Le "style Sarkozy" en politique étrangère, au-delà des tapes dans le
dos, de la vodka de Poutine que personne n'a bue, des bises pour
Merkel et des bonnes bouilles un peu partout, est finalement - c'est
qui n'est guère surprenant - tout à fait semblable à son style à usage
interne. L'essentiel, c'est de plaire à tout le monde, de séduire tout
le monde, d'avoir tout le monde dans son camp. Comme il l'a appris (on
espère en tout cas) avec l'épisode libyen, ce n'est pas toujours si
facile, tant les intérêts des uns et des autres sont divergents. Pour
la politique franco-française, il est assez facile d'utiliser le
pouvoir de sa position pour séduire : tout le monde (ou presque, il y
a toujours des grincheux) veut être du côté du puissant vainqueur. En
politique étrangère, en revanche, les interlocuteurs n'ont pas les
mêmes besoins. Ainsi, le prix à payer pour séduire peut devenir
exorbitant, comme avec Kadhafi, ou même avec Poutine, avec qui Sarkozy
aurait assumé, toujours d'après cette journaliste du Monde, une
position de faible.
Ainsi, avec Bush Jr., Sarkozy est en train de renoncer à tous les
avantages, en termes d'image, de crédibilité, acquis par Chirac, de
les vendre en somme afin de s'afficher comme pôte du
puissant. J'espère pour lui que Sarkozy s'en sentira grandi. Ce
rapprochement des vacanciers est certes moins dramatique que
l'aventure libyenne, mais il suit en profondeur le même schéma. Je
disais l'autre jour que l'essentiel était de savoir quel serait le
"récit" libyen définitif : "Sarkozy l'énergique qui sauve les
infirmières en faisant du business en même temps" contre "Sarkozy le
médiatique qui s'achète un succès diplomatique au prix fort". Je
voudrais en proposer une autre version encore.

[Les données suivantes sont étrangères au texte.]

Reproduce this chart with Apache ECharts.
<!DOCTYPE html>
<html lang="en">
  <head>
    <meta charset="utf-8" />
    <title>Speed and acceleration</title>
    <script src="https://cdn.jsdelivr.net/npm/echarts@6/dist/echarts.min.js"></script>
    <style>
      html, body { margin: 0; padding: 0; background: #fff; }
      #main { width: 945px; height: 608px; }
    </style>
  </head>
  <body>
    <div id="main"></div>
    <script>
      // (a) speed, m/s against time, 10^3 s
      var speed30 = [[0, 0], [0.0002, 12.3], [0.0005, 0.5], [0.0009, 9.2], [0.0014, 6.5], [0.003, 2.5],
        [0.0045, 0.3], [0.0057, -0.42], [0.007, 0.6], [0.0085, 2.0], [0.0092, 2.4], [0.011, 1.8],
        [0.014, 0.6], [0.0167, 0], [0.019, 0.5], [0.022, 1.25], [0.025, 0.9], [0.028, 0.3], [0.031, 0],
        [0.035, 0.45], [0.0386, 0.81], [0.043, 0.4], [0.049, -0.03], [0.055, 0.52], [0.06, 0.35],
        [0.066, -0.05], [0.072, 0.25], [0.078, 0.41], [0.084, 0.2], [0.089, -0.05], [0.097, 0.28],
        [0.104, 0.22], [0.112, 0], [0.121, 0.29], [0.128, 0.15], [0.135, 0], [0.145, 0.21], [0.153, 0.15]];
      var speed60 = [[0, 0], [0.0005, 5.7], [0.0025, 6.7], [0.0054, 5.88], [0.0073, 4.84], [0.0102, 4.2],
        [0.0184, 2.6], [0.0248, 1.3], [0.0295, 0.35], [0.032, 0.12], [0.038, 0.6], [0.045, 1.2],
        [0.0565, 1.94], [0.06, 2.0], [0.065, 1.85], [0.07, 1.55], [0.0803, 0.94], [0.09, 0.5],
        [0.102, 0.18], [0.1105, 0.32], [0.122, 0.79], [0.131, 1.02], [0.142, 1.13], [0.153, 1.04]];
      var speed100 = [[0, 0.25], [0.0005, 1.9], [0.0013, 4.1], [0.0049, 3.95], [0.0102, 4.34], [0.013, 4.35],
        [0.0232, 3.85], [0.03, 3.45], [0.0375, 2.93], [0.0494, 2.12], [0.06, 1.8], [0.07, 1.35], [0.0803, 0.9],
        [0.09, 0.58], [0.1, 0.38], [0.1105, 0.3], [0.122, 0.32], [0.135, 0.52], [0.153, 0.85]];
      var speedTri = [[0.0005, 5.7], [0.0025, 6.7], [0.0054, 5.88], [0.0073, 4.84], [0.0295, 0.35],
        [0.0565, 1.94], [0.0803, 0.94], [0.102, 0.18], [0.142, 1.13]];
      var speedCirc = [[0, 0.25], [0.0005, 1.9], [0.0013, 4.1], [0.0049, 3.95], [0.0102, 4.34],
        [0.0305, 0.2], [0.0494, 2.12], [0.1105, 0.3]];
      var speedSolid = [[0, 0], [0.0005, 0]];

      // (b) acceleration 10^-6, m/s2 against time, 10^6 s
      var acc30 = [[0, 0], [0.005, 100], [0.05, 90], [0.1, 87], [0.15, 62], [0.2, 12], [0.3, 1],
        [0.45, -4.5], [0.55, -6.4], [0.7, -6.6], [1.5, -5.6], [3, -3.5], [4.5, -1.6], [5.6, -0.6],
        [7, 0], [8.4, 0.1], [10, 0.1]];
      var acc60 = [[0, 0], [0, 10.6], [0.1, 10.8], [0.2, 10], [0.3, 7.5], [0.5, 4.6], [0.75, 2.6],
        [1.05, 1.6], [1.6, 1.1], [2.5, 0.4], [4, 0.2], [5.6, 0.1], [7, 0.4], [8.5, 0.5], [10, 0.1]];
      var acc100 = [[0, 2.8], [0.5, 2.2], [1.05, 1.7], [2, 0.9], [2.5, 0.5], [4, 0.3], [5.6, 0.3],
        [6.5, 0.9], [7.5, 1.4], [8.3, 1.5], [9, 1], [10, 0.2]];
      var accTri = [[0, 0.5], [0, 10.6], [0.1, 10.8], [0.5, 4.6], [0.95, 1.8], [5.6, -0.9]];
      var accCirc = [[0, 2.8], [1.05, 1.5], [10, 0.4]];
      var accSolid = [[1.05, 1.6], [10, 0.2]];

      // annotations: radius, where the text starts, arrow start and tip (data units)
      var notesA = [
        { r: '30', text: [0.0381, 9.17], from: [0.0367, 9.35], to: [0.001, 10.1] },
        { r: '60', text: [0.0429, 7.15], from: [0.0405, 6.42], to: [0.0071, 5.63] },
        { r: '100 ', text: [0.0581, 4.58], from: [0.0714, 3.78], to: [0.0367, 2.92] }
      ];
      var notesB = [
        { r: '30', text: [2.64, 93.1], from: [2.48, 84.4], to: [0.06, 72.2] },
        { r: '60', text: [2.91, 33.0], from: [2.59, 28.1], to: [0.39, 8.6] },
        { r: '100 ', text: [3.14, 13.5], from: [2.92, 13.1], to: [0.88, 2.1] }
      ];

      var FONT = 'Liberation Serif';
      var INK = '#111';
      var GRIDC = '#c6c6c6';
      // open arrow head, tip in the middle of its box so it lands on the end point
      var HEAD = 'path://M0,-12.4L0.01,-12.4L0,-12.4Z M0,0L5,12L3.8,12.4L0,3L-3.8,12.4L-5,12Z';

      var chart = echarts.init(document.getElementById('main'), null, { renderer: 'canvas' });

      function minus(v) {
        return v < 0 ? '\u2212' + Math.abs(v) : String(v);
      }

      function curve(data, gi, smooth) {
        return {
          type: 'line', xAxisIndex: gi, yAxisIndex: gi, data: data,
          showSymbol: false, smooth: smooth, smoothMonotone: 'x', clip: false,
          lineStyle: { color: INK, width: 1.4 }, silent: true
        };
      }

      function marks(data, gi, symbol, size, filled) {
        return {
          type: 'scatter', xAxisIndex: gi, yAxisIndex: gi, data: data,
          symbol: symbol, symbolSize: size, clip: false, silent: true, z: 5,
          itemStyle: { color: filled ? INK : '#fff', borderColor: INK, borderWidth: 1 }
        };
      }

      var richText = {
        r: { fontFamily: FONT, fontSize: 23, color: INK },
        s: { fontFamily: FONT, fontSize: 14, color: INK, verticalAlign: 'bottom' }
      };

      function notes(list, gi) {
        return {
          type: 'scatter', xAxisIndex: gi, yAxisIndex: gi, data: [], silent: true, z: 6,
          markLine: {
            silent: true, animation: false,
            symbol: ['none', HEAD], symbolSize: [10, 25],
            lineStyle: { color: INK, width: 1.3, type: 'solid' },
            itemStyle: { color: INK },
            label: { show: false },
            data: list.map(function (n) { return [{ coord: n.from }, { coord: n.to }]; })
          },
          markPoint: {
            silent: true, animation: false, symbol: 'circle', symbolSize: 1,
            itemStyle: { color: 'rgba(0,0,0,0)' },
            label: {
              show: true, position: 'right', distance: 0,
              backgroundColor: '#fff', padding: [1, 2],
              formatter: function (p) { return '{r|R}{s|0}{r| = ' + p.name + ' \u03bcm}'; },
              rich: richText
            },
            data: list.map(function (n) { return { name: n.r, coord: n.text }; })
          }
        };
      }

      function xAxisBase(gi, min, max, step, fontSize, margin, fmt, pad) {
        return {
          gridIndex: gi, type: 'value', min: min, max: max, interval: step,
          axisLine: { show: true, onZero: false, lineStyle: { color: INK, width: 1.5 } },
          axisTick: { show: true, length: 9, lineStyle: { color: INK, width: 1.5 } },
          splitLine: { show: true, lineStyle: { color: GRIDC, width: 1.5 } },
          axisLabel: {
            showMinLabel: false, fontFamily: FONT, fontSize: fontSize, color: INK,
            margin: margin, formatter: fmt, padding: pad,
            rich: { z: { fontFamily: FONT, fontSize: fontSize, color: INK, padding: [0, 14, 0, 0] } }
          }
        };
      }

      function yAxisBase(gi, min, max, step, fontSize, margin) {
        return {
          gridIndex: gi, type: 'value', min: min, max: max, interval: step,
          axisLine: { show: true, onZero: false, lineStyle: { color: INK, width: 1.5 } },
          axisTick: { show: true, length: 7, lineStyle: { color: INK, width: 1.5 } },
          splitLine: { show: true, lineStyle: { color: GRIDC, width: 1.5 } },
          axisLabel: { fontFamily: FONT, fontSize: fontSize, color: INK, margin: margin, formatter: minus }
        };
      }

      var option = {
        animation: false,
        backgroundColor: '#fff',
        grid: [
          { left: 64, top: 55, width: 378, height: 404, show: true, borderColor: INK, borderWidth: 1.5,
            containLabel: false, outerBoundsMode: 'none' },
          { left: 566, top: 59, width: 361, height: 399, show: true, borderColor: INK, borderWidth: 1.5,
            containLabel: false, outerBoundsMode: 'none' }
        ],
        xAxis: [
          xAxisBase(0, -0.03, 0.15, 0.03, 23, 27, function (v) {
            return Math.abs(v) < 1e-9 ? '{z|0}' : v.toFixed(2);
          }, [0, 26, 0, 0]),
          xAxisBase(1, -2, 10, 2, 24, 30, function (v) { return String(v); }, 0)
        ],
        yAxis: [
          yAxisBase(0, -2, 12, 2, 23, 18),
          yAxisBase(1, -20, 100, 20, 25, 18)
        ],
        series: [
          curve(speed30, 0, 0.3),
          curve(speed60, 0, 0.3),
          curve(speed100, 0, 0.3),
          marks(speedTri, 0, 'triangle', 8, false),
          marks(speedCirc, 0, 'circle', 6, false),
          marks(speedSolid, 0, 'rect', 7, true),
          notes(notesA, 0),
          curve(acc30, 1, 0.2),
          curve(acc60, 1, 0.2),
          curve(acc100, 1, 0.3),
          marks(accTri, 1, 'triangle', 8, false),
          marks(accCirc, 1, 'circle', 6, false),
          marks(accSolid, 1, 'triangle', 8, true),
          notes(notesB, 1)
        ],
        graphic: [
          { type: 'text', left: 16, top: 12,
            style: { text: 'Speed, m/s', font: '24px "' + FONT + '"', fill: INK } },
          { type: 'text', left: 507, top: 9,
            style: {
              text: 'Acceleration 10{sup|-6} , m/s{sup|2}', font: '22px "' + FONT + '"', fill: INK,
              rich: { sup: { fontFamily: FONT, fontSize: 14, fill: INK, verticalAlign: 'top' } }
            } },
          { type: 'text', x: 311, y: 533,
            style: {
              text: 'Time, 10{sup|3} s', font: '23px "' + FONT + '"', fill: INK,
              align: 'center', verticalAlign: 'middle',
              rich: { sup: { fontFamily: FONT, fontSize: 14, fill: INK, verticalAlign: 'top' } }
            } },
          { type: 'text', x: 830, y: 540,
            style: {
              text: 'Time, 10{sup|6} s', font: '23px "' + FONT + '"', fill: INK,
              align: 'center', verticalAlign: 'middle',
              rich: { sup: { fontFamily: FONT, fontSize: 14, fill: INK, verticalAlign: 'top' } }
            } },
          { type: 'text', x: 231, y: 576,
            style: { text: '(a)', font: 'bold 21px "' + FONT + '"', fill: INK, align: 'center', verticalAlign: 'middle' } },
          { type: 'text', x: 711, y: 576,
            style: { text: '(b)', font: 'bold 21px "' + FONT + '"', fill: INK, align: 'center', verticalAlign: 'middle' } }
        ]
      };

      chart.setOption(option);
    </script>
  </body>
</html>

Dans des négociations
avec un vendeur intransigeant, Sarkozy est celui qui se vante de
l'avoir fait craquer. "Je sais faire, moi, vous allez voir." Après on
apprend qu'il n'a fait que sortir son chéquier. Pour l'Europe, c'était
pareil. Se payer l'image de celui qui a sauvé l'Union (du moins
pour les téléspectateurs TF1) en donnant à chacun tout ce qu'il veut,
ou presque, et en vidant le traité de son sens.

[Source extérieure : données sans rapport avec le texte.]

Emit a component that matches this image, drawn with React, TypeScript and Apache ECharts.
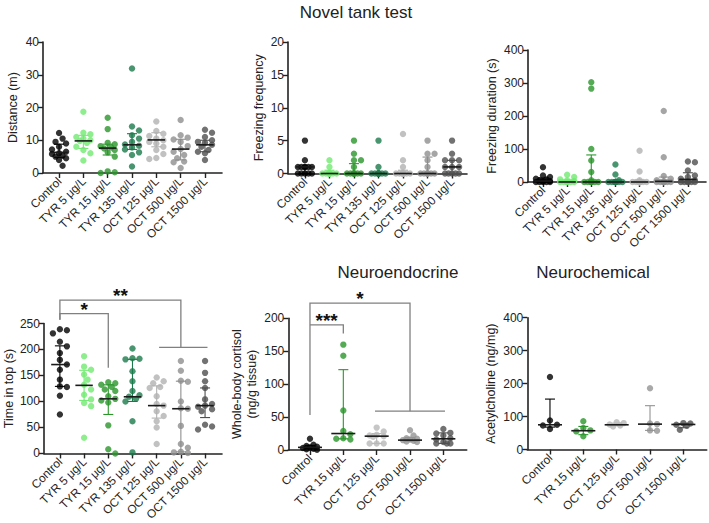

La diplomatie est un jeu sur le long terme. Le style de Sarkozy semble
être au contraire de tout claquer tout de suite. On verra plus tard
combien ça nous coûtera. L'essentiel est de se hisser au niveau des
grands tout de suite. Après avoir fait son tour de bateau avec George
W. Bush, l'un des présidents américains les plus impopulaires de
l'histoire des Etats-Unis et auteur de l'un des échecs "diplomatiques"

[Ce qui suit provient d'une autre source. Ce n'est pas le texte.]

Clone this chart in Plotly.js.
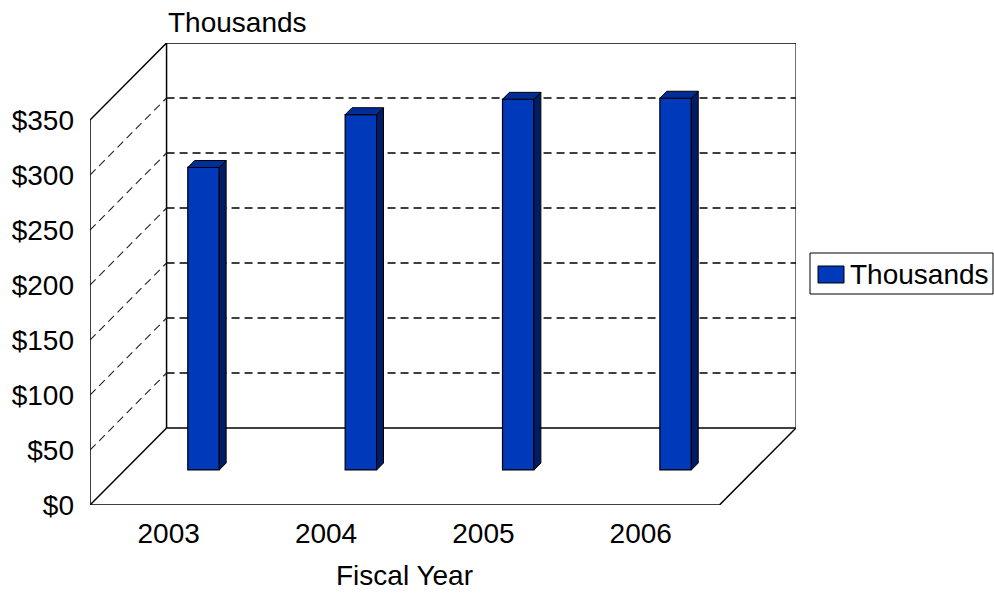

les plus éclatants dans l'histoire de l'état moderne, Sarkozy
sera-t-il encore capable de s'opposer à une invasion de l'Iran, qu'une
bonne partie des néo-conservateurs américains considèrent, contre
toute vraisemblance, comme aussi nécessaire et justifié que leur
invasion de l'Irak? Sarkozy n'a-t-il pas tiré de leçon de la chute de
Tony Blair qui avait, aussi, voulu jouer dans le club des grands?